Your instructions: Your task is to extract every entry that follows word for word while excluding the pictures.

Dataset excerpts:
(begin)

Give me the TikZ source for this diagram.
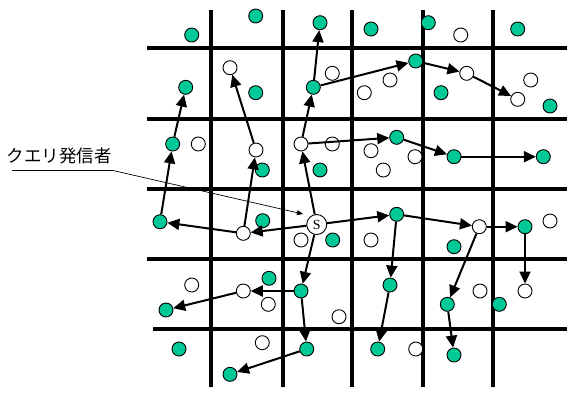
\documentclass[tikz,border=0pt]{standalone}
\usepackage{fontspec}
\newfontfamily\jpfont{Noto Sans CJK JP}
\setmainfont{Liberation Serif}
\usetikzlibrary{arrows.meta}
\definecolor{peergreen}{RGB}{0,200,150}
\begin{document}
\begin{tikzpicture}[x=1pt, y=-1pt,
    gpeer/.style={circle, draw, line width=0.9pt, fill=peergreen, minimum size=14pt, inner sep=0pt},
    wpeer/.style={circle, draw, line width=0.9pt, fill=white, minimum size=14pt, inner sep=0pt},
    grid/.style={line width=4.8pt},
    hop/.style={line width=2pt, -{Triangle[length=12pt, width=11pt]}},
    callout/.style={line width=0.7pt, -{Triangle[length=6pt, width=5pt]}}]
    \useasboundingbox (0,0) rectangle (567,392);
    % grid
    \draw[grid] (147,48) -- (567,48);
    \draw[grid] (147,119) -- (567,119);
    \draw[grid] (147,189) -- (567,189);
    \draw[grid] (147,259) -- (567,259);
    \draw[grid] (153,329) -- (567,329);
    \draw[grid] (211,10) -- (211,387);
    \draw[grid] (283,10) -- (283,387);
    \draw[grid] (352,10) -- (352,387);
    \draw[grid] (423,10) -- (423,387);
    \draw[grid] (493,10) -- (493,387);
    % peers
    \node[gpeer] (g1) at (191.7,35) {};
    \node[gpeer] (g2) at (255.7,16) {};
    \node[gpeer] (g3) at (320,22.7) {};
    \node[gpeer] (g4) at (185.7,87.3) {};
    \node[gpeer] (g5) at (255.7,92.7) {};
    \node[gpeer] (g6) at (313.3,87.3) {};
    \node[gpeer] (g7) at (172.7,144) {};
    \node[gpeer] (g8) at (262.3,170) {};
    \node[gpeer] (g9) at (320,170) {};
    \node[gpeer] (g10) at (371,29) {};
    \node[gpeer] (g11) at (428.3,22.7) {};
    \node[gpeer] (g12) at (517.7,29) {};
    \node[gpeer] (g13) at (415.7,61) {};
    \node[gpeer] (g14) at (441,92.7) {};
    \node[gpeer] (g15) at (550,106) {};
    \node[gpeer] (g16) at (396.7,137.3) {};
    \node[gpeer] (g17) at (454,156.7) {};
    \node[gpeer] (g18) at (543.3,156.7) {};
    \node[gpeer] (g19) at (160,221.7) {};
    \node[gpeer] (g20) at (262.7,220.7) {};
    \node[gpeer] (g21) at (332.7,240) {};
    \node[gpeer] (g22) at (269,278.3) {};
    \node[gpeer] (g23) at (301,291) {};
    \node[gpeer] (g24) at (166,310) {};
    \node[gpeer] (g25) at (179,349) {};
    \node[gpeer] (g26) at (306.7,349) {};
    \node[gpeer] (g27) at (230,374.3) {};
    \node[gpeer] (g28) at (396.7,214.3) {};
    \node[gpeer] (g29) at (525,226.7) {};
    \node[gpeer] (g30) at (454,246.7) {};
    \node[gpeer] (g31) at (390,285) {};
    \node[gpeer] (g32) at (447.3,304.3) {};
    \node[gpeer] (g33) at (499.3,304.3) {};
    \node[gpeer] (g34) at (377.7,349) {};
    \node[gpeer] (g35) at (454,355) {};
    \node[wpeer] (w1) at (230,67.7) {};
    \node[wpeer] (w2) at (332.3,73.3) {};
    \node[wpeer] (w3) at (198.3,144) {};
    \node[wpeer] (w4) at (256,150) {};
    \node[wpeer] (w5) at (301,144) {};
    \node[wpeer] (w6) at (332.3,144) {};
    \node[wpeer] (w7) at (460.7,35) {};
    \node[wpeer] (w8) at (466.7,73.3) {};
    \node[wpeer] (w9) at (390,80) {};
    \node[wpeer] (w10) at (364.3,92.7) {};
    \node[wpeer] (w11) at (530.7,80) {};
    \node[wpeer] (w12) at (517.7,99.3) {};
    \node[wpeer] (w13) at (371,150.7) {};
    \node[wpeer] (w14) at (415,156.7) {};
    \node[wpeer] (w15) at (383.3,170) {};
    \node[wpeer] (w16) at (243.3,233.3) {};
    \node[wpeer] (w17) at (301,240) {};
    \node[wpeer] (w18) at (191.7,285) {};
    \node[wpeer] (w19) at (243.3,291) {};
    \node[wpeer] (w20) at (268.3,304.3) {};
    \node[wpeer] (w21) at (339,316.7) {};
    \node[wpeer] (w22) at (262.3,342.7) {};
    \node[wpeer] (w23) at (479.3,226.7) {};
    \node[wpeer] (w24) at (550,221) {};
    \node[wpeer] (w25) at (371,240) {};
    \node[wpeer] (w26) at (480,291) {};
    \node[wpeer] (w27) at (525,291) {};
    \node[wpeer] (w28) at (415.7,349) {};
    \node[wpeer, minimum size=20pt, font=\fontsize{14}{14}\selectfont] (s) at (316.7,224.5) {S};
    % query forwarding
    \draw[hop] (s) -- (w16);
    \draw[hop] (w16) -- (g19);
    \draw[hop] (w16) -- (w4);
    \draw[hop] (w4) -- (w1);
    \draw[hop] (g19) -- (g7);
    \draw[hop] (g7) -- (g4);
    \draw[hop] (s) -- (w5);
    \draw[hop] (w5) -- (g6);
    \draw[hop] (g6) -- (g3);
    \draw[hop] (g6) -- (g13);
    \draw[hop] (g13) -- (w8);
    \draw[hop] (w8) -- (w12);
    \draw[hop] (w5) -- (g16);
    \draw[hop] (g16) -- (g17);
    \draw[hop] (g17) -- (g18);
    \draw[hop] (s) -- (g28);
    \draw[hop] (g28) -- (w23);
    \draw[hop] (w23) -- (g29);
    \draw[hop] (g29) -- (w27);
    \draw[hop] (g28) -- (g31);
    \draw[hop] (g31) -- (g34);
    \draw[hop] (w23) -- (g32);
    \draw[hop] (g32) -- (g35);
    \draw[hop] (s) -- (g23);
    \draw[hop] (g23) -- (w19);
    \draw[hop] (w19) -- (g24);
    \draw[hop] (g23) -- (g26);
    \draw[hop] (g26) -- (g27);
    % label
    \node[font=\jpfont\fontsize{17.5}{17.5}\selectfont, inner sep=0pt] (lbl) at (59,156) {クエリ発信者};
    \coordinate (ulA) at (12,170.5);
    \coordinate (ulB) at (113,170.5);
    \coordinate (tip) at (303,214);
    \draw[callout] (ulA) -- (ulB) -- (tip);
\end{tikzpicture}
\end{document}
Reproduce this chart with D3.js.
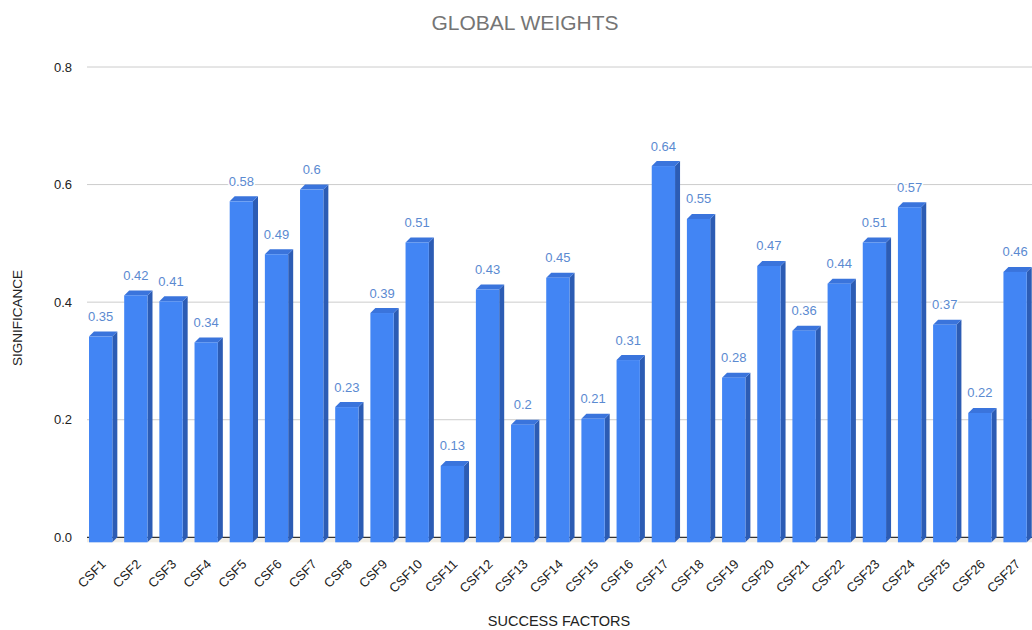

(end)

Solution to the exercise:
Give me the TikZ source for this diagram.
\documentclass[tikz,border=0pt]{standalone}
\usepackage{fontspec}
\newfontfamily\jpfont{Noto Sans CJK JP}
\setmainfont{Liberation Serif}
\usetikzlibrary{arrows.meta}
\definecolor{peergreen}{RGB}{0,200,150}
\begin{document}
\begin{tikzpicture}[x=1pt, y=-1pt,
    gpeer/.style={circle, draw, line width=0.9pt, fill=peergreen, minimum size=14pt, inner sep=0pt},
    wpeer/.style={circle, draw, line width=0.9pt, fill=white, minimum size=14pt, inner sep=0pt},
    grid/.style={line width=4.8pt},
    hop/.style={line width=2pt, -{Triangle[length=12pt, width=11pt]}},
    callout/.style={line width=0.7pt, -{Triangle[length=6pt, width=5pt]}}]
    \useasboundingbox (0,0) rectangle (567,392);
    % grid
    \draw[grid] (147,48) -- (567,48);
    \draw[grid] (147,119) -- (567,119);
    \draw[grid] (147,189) -- (567,189);
    \draw[grid] (147,259) -- (567,259);
    \draw[grid] (153,329) -- (567,329);
    \draw[grid] (211,10) -- (211,387);
    \draw[grid] (283,10) -- (283,387);
    \draw[grid] (352,10) -- (352,387);
    \draw[grid] (423,10) -- (423,387);
    \draw[grid] (493,10) -- (493,387);
    % peers
    \node[gpeer] (g1) at (191.7,35) {};
    \node[gpeer] (g2) at (255.7,16) {};
    \node[gpeer] (g3) at (320,22.7) {};
    \node[gpeer] (g4) at (185.7,87.3) {};
    \node[gpeer] (g5) at (255.7,92.7) {};
    \node[gpeer] (g6) at (313.3,87.3) {};
    \node[gpeer] (g7) at (172.7,144) {};
    \node[gpeer] (g8) at (262.3,170) {};
    \node[gpeer] (g9) at (320,170) {};
    \node[gpeer] (g10) at (371,29) {};
    \node[gpeer] (g11) at (428.3,22.7) {};
    \node[gpeer] (g12) at (517.7,29) {};
    \node[gpeer] (g13) at (415.7,61) {};
    \node[gpeer] (g14) at (441,92.7) {};
    \node[gpeer] (g15) at (550,106) {};
    \node[gpeer] (g16) at (396.7,137.3) {};
    \node[gpeer] (g17) at (454,156.7) {};
    \node[gpeer] (g18) at (543.3,156.7) {};
    \node[gpeer] (g19) at (160,221.7) {};
    \node[gpeer] (g20) at (262.7,220.7) {};
    \node[gpeer] (g21) at (332.7,240) {};
    \node[gpeer] (g22) at (269,278.3) {};
    \node[gpeer] (g23) at (301,291) {};
    \node[gpeer] (g24) at (166,310) {};
    \node[gpeer] (g25) at (179,349) {};
    \node[gpeer] (g26) at (306.7,349) {};
    \node[gpeer] (g27) at (230,374.3) {};
    \node[gpeer] (g28) at (396.7,214.3) {};
    \node[gpeer] (g29) at (525,226.7) {};
    \node[gpeer] (g30) at (454,246.7) {};
    \node[gpeer] (g31) at (390,285) {};
    \node[gpeer] (g32) at (447.3,304.3) {};
    \node[gpeer] (g33) at (499.3,304.3) {};
    \node[gpeer] (g34) at (377.7,349) {};
    \node[gpeer] (g35) at (454,355) {};
    \node[wpeer] (w1) at (230,67.7) {};
    \node[wpeer] (w2) at (332.3,73.3) {};
    \node[wpeer] (w3) at (198.3,144) {};
    \node[wpeer] (w4) at (256,150) {};
    \node[wpeer] (w5) at (301,144) {};
    \node[wpeer] (w6) at (332.3,144) {};
    \node[wpeer] (w7) at (460.7,35) {};
    \node[wpeer] (w8) at (466.7,73.3) {};
    \node[wpeer] (w9) at (390,80) {};
    \node[wpeer] (w10) at (364.3,92.7) {};
    \node[wpeer] (w11) at (530.7,80) {};
    \node[wpeer] (w12) at (517.7,99.3) {};
    \node[wpeer] (w13) at (371,150.7) {};
    \node[wpeer] (w14) at (415,156.7) {};
    \node[wpeer] (w15) at (383.3,170) {};
    \node[wpeer] (w16) at (243.3,233.3) {};
    \node[wpeer] (w17) at (301,240) {};
    \node[wpeer] (w18) at (191.7,285) {};
    \node[wpeer] (w19) at (243.3,291) {};
    \node[wpeer] (w20) at (268.3,304.3) {};
    \node[wpeer] (w21) at (339,316.7) {};
    \node[wpeer] (w22) at (262.3,342.7) {};
    \node[wpeer] (w23) at (479.3,226.7) {};
    \node[wpeer] (w24) at (550,221) {};
    \node[wpeer] (w25) at (371,240) {};
    \node[wpeer] (w26) at (480,291) {};
    \node[wpeer] (w27) at (525,291) {};
    \node[wpeer] (w28) at (415.7,349) {};
    \node[wpeer, minimum size=20pt, font=\fontsize{14}{14}\selectfont] (s) at (316.7,224.5) {S};
    % query forwarding
    \draw[hop] (s) -- (w16);
    \draw[hop] (w16) -- (g19);
    \draw[hop] (w16) -- (w4);
    \draw[hop] (w4) -- (w1);
    \draw[hop] (g19) -- (g7);
    \draw[hop] (g7) -- (g4);
    \draw[hop] (s) -- (w5);
    \draw[hop] (w5) -- (g6);
    \draw[hop] (g6) -- (g3);
    \draw[hop] (g6) -- (g13);
    \draw[hop] (g13) -- (w8);
    \draw[hop] (w8) -- (w12);
    \draw[hop] (w5) -- (g16);
    \draw[hop] (g16) -- (g17);
    \draw[hop] (g17) -- (g18);
    \draw[hop] (s) -- (g28);
    \draw[hop] (g28) -- (w23);
    \draw[hop] (w23) -- (g29);
    \draw[hop] (g29) -- (w27);
    \draw[hop] (g28) -- (g31);
    \draw[hop] (g31) -- (g34);
    \draw[hop] (w23) -- (g32);
    \draw[hop] (g32) -- (g35);
    \draw[hop] (s) -- (g23);
    \draw[hop] (g23) -- (w19);
    \draw[hop] (w19) -- (g24);
    \draw[hop] (g23) -- (g26);
    \draw[hop] (g26) -- (g27);
    % label
    \node[font=\jpfont\fontsize{17.5}{17.5}\selectfont, inner sep=0pt] (lbl) at (59,156) {クエリ発信者};
    \coordinate (ulA) at (12,170.5);
    \coordinate (ulB) at (113,170.5);
    \coordinate (tip) at (303,214);
    \draw[callout] (ulA) -- (ulB) -- (tip);
\end{tikzpicture}
\end{document}
Reproduce this chart with D3.js.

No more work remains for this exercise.